Was sagen die neuesten Konjunkturdaten des ifo Instituts über die nächsten Monate aus: Droht eine Stagnation oder ein Aufschwung?
Clemens Fuest: Wir rechnen 2025 mit einer Fortsetzung der Stagnation und für 2026 mit einer Rückkehr zu Wachstum, auch getrieben durch die Schuldenpakete für Infrastruktur und Verteidigung.
Für wie realistisch halten Sie es, dass Ihre Wünsche und Erwartungen von der Bundesregierung auch tatsächlich umgesetzt werden?
Clemens Fuest: Union und SPD haben die Rückkehr zu Wirtschaftswachstum in den Mittelpunkt des Koalitionsvertrags gestellt. Auch wenn vieles noch konkretisiert werden muss. Man sollte einer neuen Regierung zutrauen, dass Richtige zu tun, auch wenn die Herausforderungen groß sind. Ich bin vorsichtig optimistisch.

Seit 2016 leitet Prof. Dr.

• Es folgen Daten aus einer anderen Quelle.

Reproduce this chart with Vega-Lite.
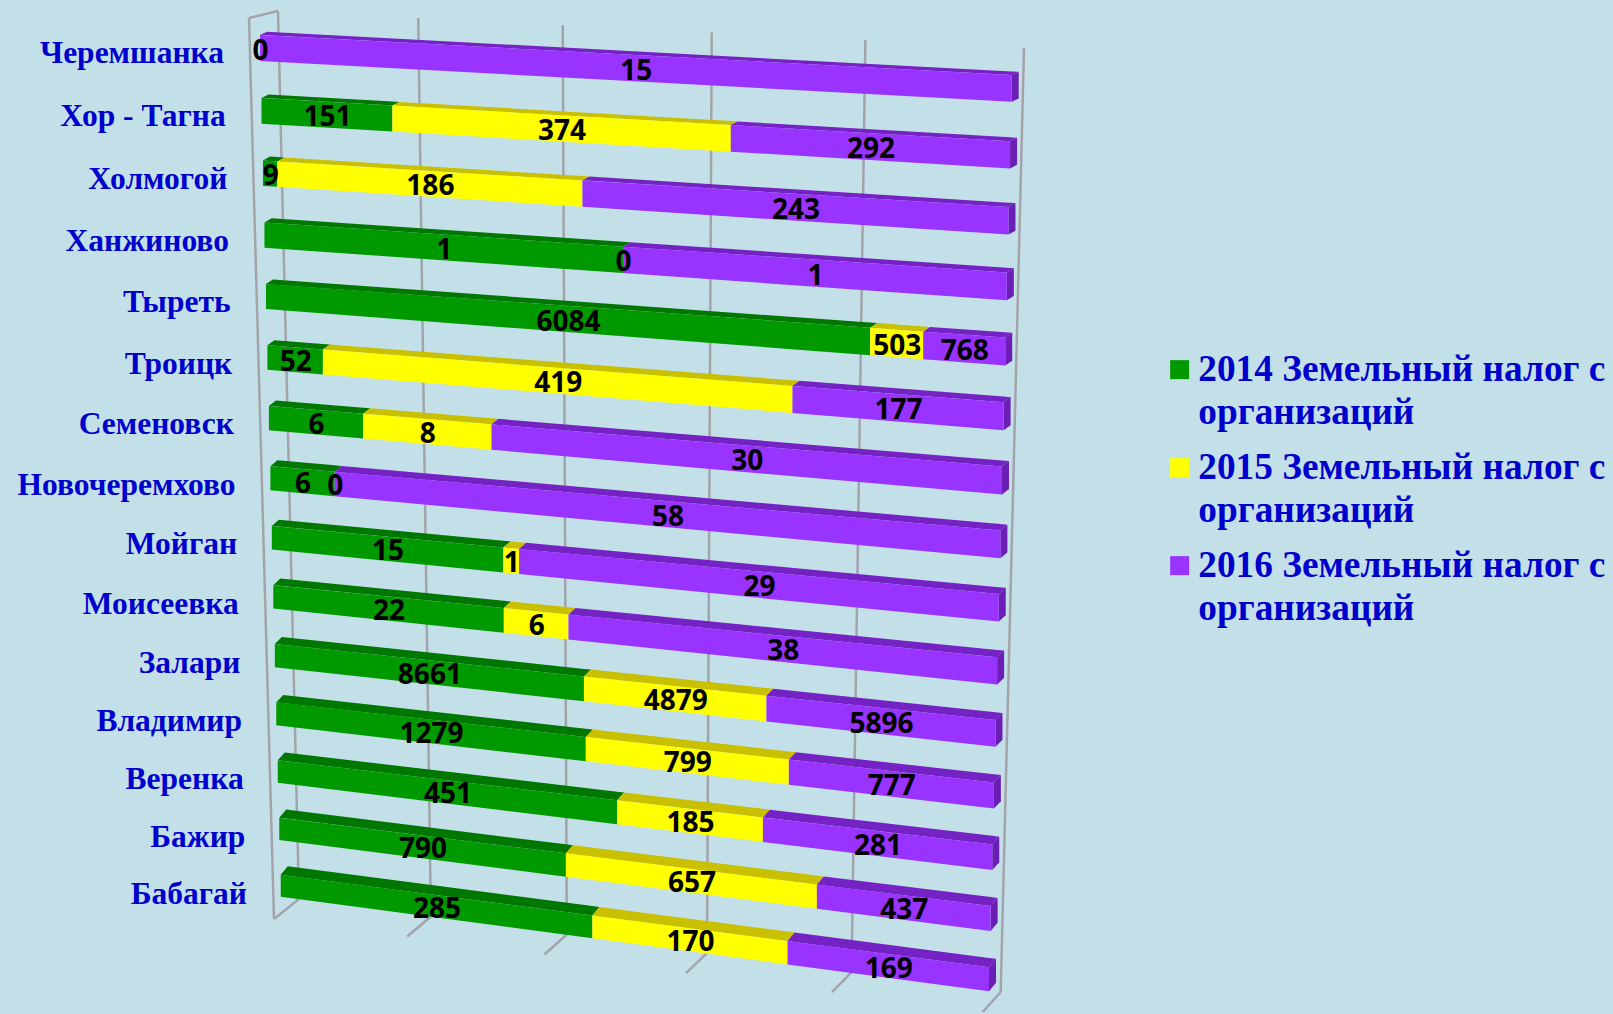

Dr. h.c. Clemens Fuest das ifo-Institut für Wirtschaftsforschung sowie das Center for Economic Studies der Ludwig-Maximilans-Universität München. Zuvor führte Fuest das Zentrum für Europäische Wirtschaftsforschung (ZEW) als Präsident und Wissenschaftlicher Direktor. Nach Promotion in Köln und Habilitation in München hat er Volkswirtschaft in Köln, Oxford und Mannheim gelehrt. Fuest gilt als einer der einflussreichsten Ökonomen Deutschlands.